Colin Stretch, Facebook’s general counsel, said over 29 million US-based Facebook users were served ads and other promoted content to their news feed. As these posts were liked, commented on and shared, the company said as many as 126 million users may have seen the ads – accounting for more than half of its US user base.
Many of the ads and promoted content were on highly charged political topics relating to gun ownership and LGBTQ and racial issues. The statistics revealed earlier this week by the tech giant were almost three-fold of the original figure that Facebook provided Congress earlier this year.
2. Twitter revealed thousands of accounts were associated with Russian election meddling
In his published testimony, Sean Edgett, Twitter’s acting general counsel, confirmed that 2,752 accounts were linked with Russia based IRA. The company said about 1.4 million automated, election-related tweets were related to the election peddling and the tweets received about 288 million impressions. But however, Twitter stressed that the figure was a small proportion of overall election-related tweets — less than 1 percent.

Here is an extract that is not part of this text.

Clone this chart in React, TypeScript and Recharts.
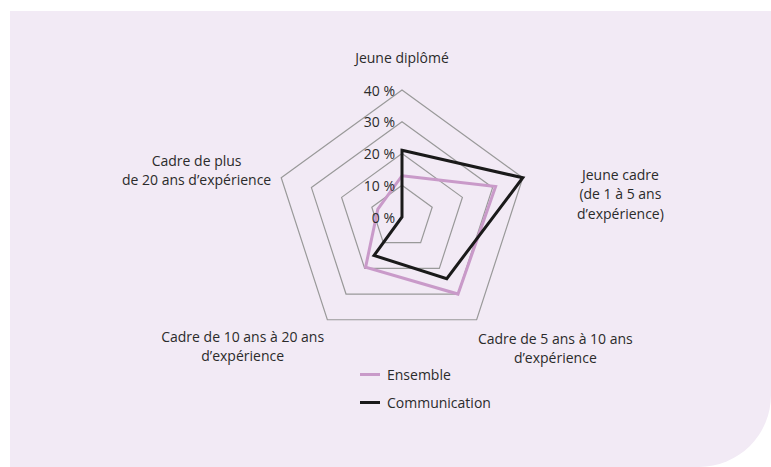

Further, Twitter revealed that Russia Today (RT), which has strong links with the Russian government, spent a whopping $274,100 in US ads in 2016. Twitter has faced criticism for claims that it was slow to respond to deleting accounts associated with US elections. Edgett’s testimony said that some of the accounts were known about as early as 2015.
3. Google says it saw only “limited activities”
Google’s published and spoken testimony pointed to “limited activity” by Russian propagandists on its network and services. The search giant said it conducted a broad review of its ads network -its primary moneymaker – dating back to mid-2015. But only 2 accounts were identified as connected to Russia-backed entities. Google also said it found 18 channels on YouTube with 1,100 videos dedicated to political content, of which only a fraction had more than a few thousand views. Also, the videos weren’t targeted at anyone in particular, but were shared on other social media platforms. Many of those social accounts were set up using Gmail.
The company has promised to release a transparency report regarding election ads on top of its existing government data demands and takedown request reports.